A weaver of threads.

Sunday, July 23, 2006

Morning practices

Every morning, when I enter my study, I take a moment and kneel in front of the little card-table shrine. I say a few words of thanks, or of praise, or of requests ("today is going to need a lot of patience/drive; please help me find that in myself"), and move on to the rest of the day.

I started this about four months ago, when I'd been sneaking into the Divinity Hall chapel weekly to pray. The kneeling isn't about submission, but about moving into a different posture than usual--making this time different and sacred. The prayers are variations on what I've heard described as the universal prayer: "thank you, thank you; help me, help me." When I'm conscientious about it, it becomes more than a morning routine, turning into a way to sanctify my day and remember Her presence.

The shrine is made from a shoebox.
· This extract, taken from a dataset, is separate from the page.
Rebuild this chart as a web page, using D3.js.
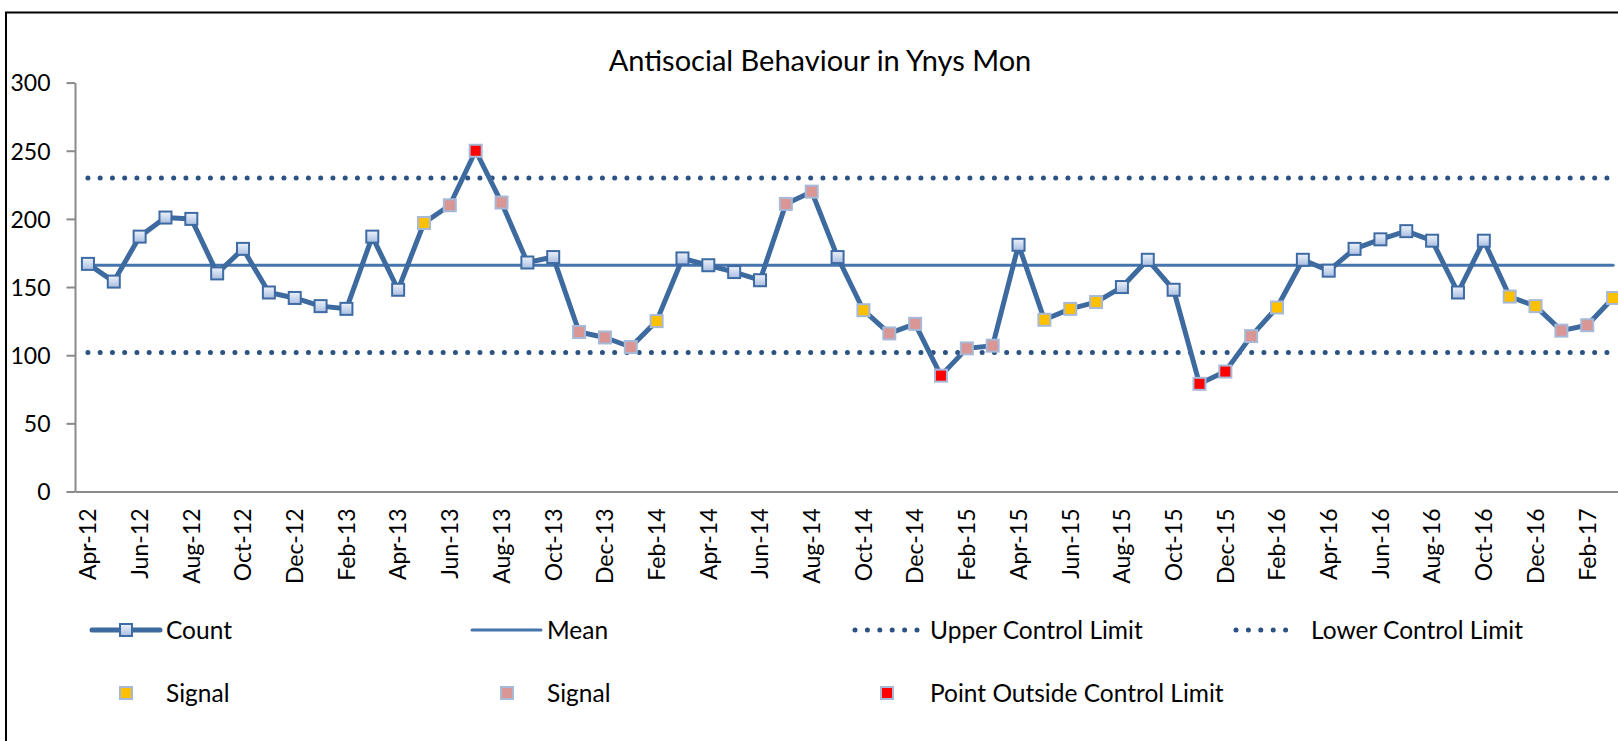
<!DOCTYPE html>
<meta charset="utf-8">
<style>
  body { margin: 0; background: #fff; }
  svg { display: block; font-family: Lato, "Open Sans", sans-serif; }
  .axis path, .axis line { stroke: #8a8a8a; stroke-width: 2px; }
  .axis text { fill: #000; font-size: 23px; font-family: Lato, "Open Sans", sans-serif; }
</style>
<body>
<script src="https://d3js.org/d3.v7.min.js"></script>
<script>
// monthly counts, Apr-12 .. Mar-17
var months = ["Apr-12","May-12","Jun-12","Jul-12","Aug-12","Sep-12","Oct-12","Nov-12","Dec-12","Jan-13","Feb-13","Mar-13",
  "Apr-13","May-13","Jun-13","Jul-13","Aug-13","Sep-13","Oct-13","Nov-13","Dec-13","Jan-14","Feb-14","Mar-14",
  "Apr-14","May-14","Jun-14","Jul-14","Aug-14","Sep-14","Oct-14","Nov-14","Dec-14","Jan-15","Feb-15","Mar-15",
  "Apr-15","May-15","Jun-15","Jul-15","Aug-15","Sep-15","Oct-15","Nov-15","Dec-15","Jan-16","Feb-16","Mar-16",
  "Apr-16","May-16","Jun-16","Jul-16","Aug-16","Sep-16","Oct-16","Nov-16","Dec-16","Jan-17","Feb-17","Mar-17"];

var counts = [167,154,187,201,200,160,178,146,142,136,134,187,
  148,197,210,250,212,168,172,117,113,106,125,171,
  166,161,155,211,220,172,133,116,123,85,105,107,
  181,126,134,139,150,170,148,79,88,114,135,170,
  162,178,185,191,184,146,184,143,136,118,122,142];

// n = normal, y = signal (yellow), p = signal (pink), r = outside control limit
var signals = ["n","n","n","n","n","n","n","n","n","n","n","n",
  "n","y","p","r","p","n","n","p","p","p","y","n",
  "n","n","n","p","p","n","y","p","p","r","p","p",
  "n","y","y","y","n","n","n","r","r","p","y","n",
  "n","n","n","n","n","n","n","y","y","p","p","y"];

var meanValue = 166, upperLimit = 230, lowerLimit = 102;
var yTicks = [0, 50, 100, 150, 200, 250, 300];

var width = 1618, height = 741;
var plotLeft = 75, band = 25.85, plotTop = 82.6, plotBottom = 491.5;

var lineBlue = "#3d6a9f", meanBlue = "#4674ae", dotBlue = "#2a5282";
var fills = {y: "#ffc000", p: "#d99694", r: "#ff0000"};

var svg = d3.select("body").append("svg")
    .attr("width", width)
    .attr("height", height);

var defs = svg.append("defs");
var grad = defs.append("linearGradient").attr("id", "mk").attr("x1", 0).attr("y1", 0).attr("x2", 0).attr("y2", 1);
grad.append("stop").attr("offset", "0%").attr("stop-color", "#eef3fa");
grad.append("stop").attr("offset", "100%").attr("stop-color", "#a9bee2");

// outer chart border (left and top visible)
svg.append("path")
  .attr("d", "M6," + height + "V12.5H" + width)
  .attr("fill", "none")
  .attr("stroke", "#000")
  .attr("stroke-width", 2);

var x = d3.scaleBand().domain(months).range([plotLeft, plotLeft + band * months.length]);
var y = d3.scaleLinear().domain([0, 300]).range([plotBottom, plotTop]);
var cx = function(m) { return x(m) + x.bandwidth() / 2; };

// title
svg.append("text")
  .attr("x", 820)
  .attr("y", 71)
  .attr("text-anchor", "middle")
  .style("font-size", "29px")
  .text("Antisocial Behaviour in Ynys Mon");

// axes
svg.append("g").attr("class", "axis")
  .attr("transform", "translate(" + plotLeft + ",0)")
  .call(d3.axisLeft(y).tickValues(yTicks).tickSize(8.5).tickPadding(16).tickSizeOuter(0))
  .selectAll("text").attr("dy", "0.36em");

var xAxis = svg.append("g").attr("class", "axis")
  .attr("transform", "translate(0," + plotBottom + ")")
  .call(d3.axisBottom(x).tickValues(months.filter(function(d, i) { return i % 2 === 0; })).tickSize(0).tickSizeOuter(0));
xAxis.selectAll("text")
  .attr("transform", "rotate(-90)")
  .attr("text-anchor", "end")
  .attr("x", -17)
  .attr("y", 0)
  .attr("dy", "0.36em");

// control limits
var first = cx(months[0]), last = cx(months[months.length - 1]);
[upperLimit, lowerLimit].forEach(function(v) {
  svg.append("line")
    .attr("x1", first).attr("x2", last)
    .attr("y1", y(v)).attr("y2", y(v))
    .attr("stroke", dotBlue)
    .attr("stroke-width", 5)
    .attr("stroke-linecap", "round")
    .attr("stroke-dasharray", "0 12.25");
});

svg.append("line")
  .attr("x1", first).attr("x2", last)
  .attr("y1", y(meanValue)).attr("y2", y(meanValue))
  .attr("stroke", meanBlue)
  .attr("stroke-width", 3)
  .attr("stroke-linecap", "round");

// count line
var data = months.map(function(m, i) { return {m: m, v: counts[i], s: signals[i]}; });
svg.append("path")
  .datum(data)
  .attr("fill", "none")
  .attr("stroke", lineBlue)
  .attr("stroke-width", 5)
  .attr("stroke-linejoin", "round")
  .attr("d", d3.line().x(function(d) { return cx(d.m); }).y(function(d) { return y(d.v); }));

// markers
svg.append("g").selectAll("rect")
  .data(data)
  .join("rect")
  .attr("x", function(d) { return cx(d.m) - 6; })
  .attr("y", function(d) { return y(d.v) - 6; })
  .attr("width", 12)
  .attr("height", 12)
  .attr("fill", function(d) { return d.s === "n" ? "url(#mk)" : fills[d.s]; })
  .attr("stroke", function(d) { return d.s === "n" ? "#3e6ba3" : "#a7b9d7"; })
  .attr("stroke-width", 2);

// legend
var leg = svg.append("g").style("font-size", "24.5px");
var row1 = 630, row2 = 693;
function legText(xp, yp, t) {
  leg.append("text").attr("x", xp).attr("y", yp).attr("dy", "0.36em").text(t);
}
function legMarker(xp, yp, fill, stroke) {
  leg.append("rect").attr("x", xp - 6).attr("y", yp - 6).attr("width", 12).attr("height", 12)
    .attr("fill", fill).attr("stroke", stroke).attr("stroke-width", 2);
}
leg.append("line").attr("x1", 92).attr("x2", 160).attr("y1", row1).attr("y2", row1)
  .attr("stroke", lineBlue).attr("stroke-width", 5).attr("stroke-linecap", "round");
legMarker(126, row1, "url(#mk)", "#3e6ba3");
legText(166, row1, "Count");

leg.append("line").attr("x1", 472).attr("x2", 541).attr("y1", row1).attr("y2", row1)
  .attr("stroke", meanBlue).attr("stroke-width", 3).attr("stroke-linecap", "round");
legText(547, row1, "Mean");

[[855, "Upper Control Limit"], [1236, "Lower Control Limit"]].forEach(function(e) {
  leg.append("line").attr("x1", e[0]).attr("x2", e[0] + 62).attr("y1", row1).attr("y2", row1)
    .attr("stroke", dotBlue).attr("stroke-width", 5).attr("stroke-linecap", "round")
    .attr("stroke-dasharray", "0 12.4");
  legText(e[0] + 75, row1, e[1]);
});

legMarker(126, row2, fills.y, "#a7b9d7");
legText(166, row2, "Signal");
legMarker(507, row2, fills.p, "#a7b9d7");
legText(547, row2, "Signal");
legMarker(887, row2, fills.r, "#a7b9d7");
legText(930, row2, "Point Outside Control Limit");
</script>
</body>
It's based off of one from the APT costume shop, the little 'costumer goddess' we built one summer, partly joking and partly serious. There are little offerings in the tray: shells, dried flowers; rings, stones, coins, bits of fabric and ribbon, thorns from a bouquet of roses, cord from a ritual. The silver collar I used to wear. A matchbox.

There's no central icon here, though, because there's nothing that could really fully represent her. On the other hand, above the shrine hangs a ceramic face--to remind me that She is fully represented in everyone.


At 8:14 PM, Blogger alto artist said...

That's beautiful, thank you. My morning practice is to say the traditional Jewish prayer in gratitude for a new day of life: "I thank You, living and everlasting Sovereign, for returning my soul within me in compassion. Great is Your faithfulness."

At 5:06 AM, Anonymous Rachel said...

Beautiful. Like alto artist, I begin every day with the morning prayer of gratitude. I'm pleased to say that after four years of trying to cultivate this practice, it is now as natural as breathing. Some days my very first thought is "oy, the alarm already?" but right after that I shift to "modah ani / I thank You..."

These days I'm trying to indulge in deeper/longer morning prayer on more of a regular basis. This morning I wrapped myself in tallit (prayer shawl) and tefillin (two sets of holy texts in leather boxes attached to long straps that wind around the head and the arm) and said a brief but complete morning service. In lieu of the amidah, the long central prayer of daily Jewish worship, today I just took some time to stand out on the deck in the glorious early morning and pour out my needs and thanks.